What to do About West Nile Virus? A non-toxic pesticide free natural solution

Tiger mosquito

West Nile Virus

There’s a big hoopla about West Nile Virus right now and I wonder what is really behind it.  So few peoplehave ever contracted it, and very few have died from it.
In fact, you stand more chance of dying by falling off a donkey.

It is hardly a reason to go spraying millions of gallons of poison across the landscape, in the hopes of killing off the mosquito population.  So why aren’t they out there spraying for donkeys?  It’s just as ridiculous.

Rather than poisoning the area for the rest of its inhabitants (including bees), a less toxic approach to the problem is to make ourselves less desirable to the mosquitos.

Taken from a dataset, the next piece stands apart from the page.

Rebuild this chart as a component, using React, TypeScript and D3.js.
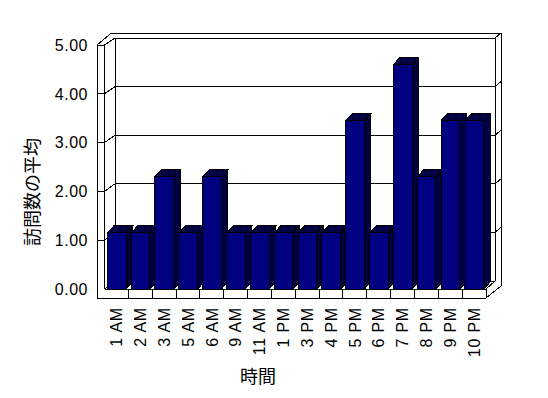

When I’m out in nature, I resort to a number of tricks to keep those flying critters at bay.

I’ve had some success using plants extracts, like marigold and catnip.

On a trip to Maine, I found the woods to be full of mushrooms (which I didn’t eat) and mosquitos (which did eat me). I had noticed that the fields around there were covered in Tansy plants.  That evening, I crushed some tansy leaves and flowers and slowly sautéed them in some coconut oil, for about 3 hours then drained off the resultant oil.  The following morning, I lathered myself with this makeshift repellent and went back to the woods.  I was delighted with how effective it was.

I’ve experimented with various herbs for smudging, where a bundle of dried herbs is burned and the smoke used to drive out everything from insects to evil spirits.

It is usually accompanied by a ritual or prayer performed while the smudge stick is being waved around a room or a person.  White sage is the most popular herb to use, but in the east I generally use dried mugwort which smolders well and deters them skeeters.  I’ve often added strips of cedar bark or lavender for a different aroma.  In either case, it works pretty well.

When I’m camping, I often build a fire, even on a hot day, as wood smoke is very effective.

The smokier you smell the less the mozies like you.  After a couple of days without bathing, nothing (or nobody) wants to be near you.  Sometimes, when the little critters are particularly bad, wiping mud on your skin helps, but it is not too comfortable, and tends to scare the guests at garden parties.

There’s a few don’ts with biting insects.  Don’t wear perfume.  Don’t wear bright colored clothes and don’t breath.  That last one is a toughy, but carbon dioxide is like a magnet to those little buggers.  However, chewing on garlic helps.  They don’t like garlic, so eat it regularly when you are in the woods.  Besides, it helps boost your immune system.  I like to gather and pickle field garlic bulbs.  They make a tasty bug repellent snack.

As Tony Isaacs points out in his recent article on the Natural News Website,

there is a safe, non-toxic insect repellent from Herbalist Debra Nuzzi-St. Claire that suggests using the formula:

* 1/2 ounce citronella oil

* 1/4 ounce lavender oil

* 1/8 ounce pennyroyal oil

* 1/8 ounce tea tree oil

* 1/8 ounce jojoba oil

I’ve used a very similar repellent and found it to be a pleasant and effective alternative to the chemical sprays on the market.

Of course, one of the best protections against diseases, is a healthy immune system.  This requires eating fresh nutritious foods and drinking teas made from immunity-boosting herbs, such as echinacea, elderberry (and flowers), astragalus, goldenseal, oregano and heal-all.  You can buy these as ready made dried teas or gather and dry your own.

However, since your chances of dying from West Nile disease is about 7,500,000 to 1, I wouldn’t go getting bent out of shape about it.  The bottom line is, you should be careful when riding a donkey and always take what the media is feeding you with a pinch of salt (preferably sea salt!)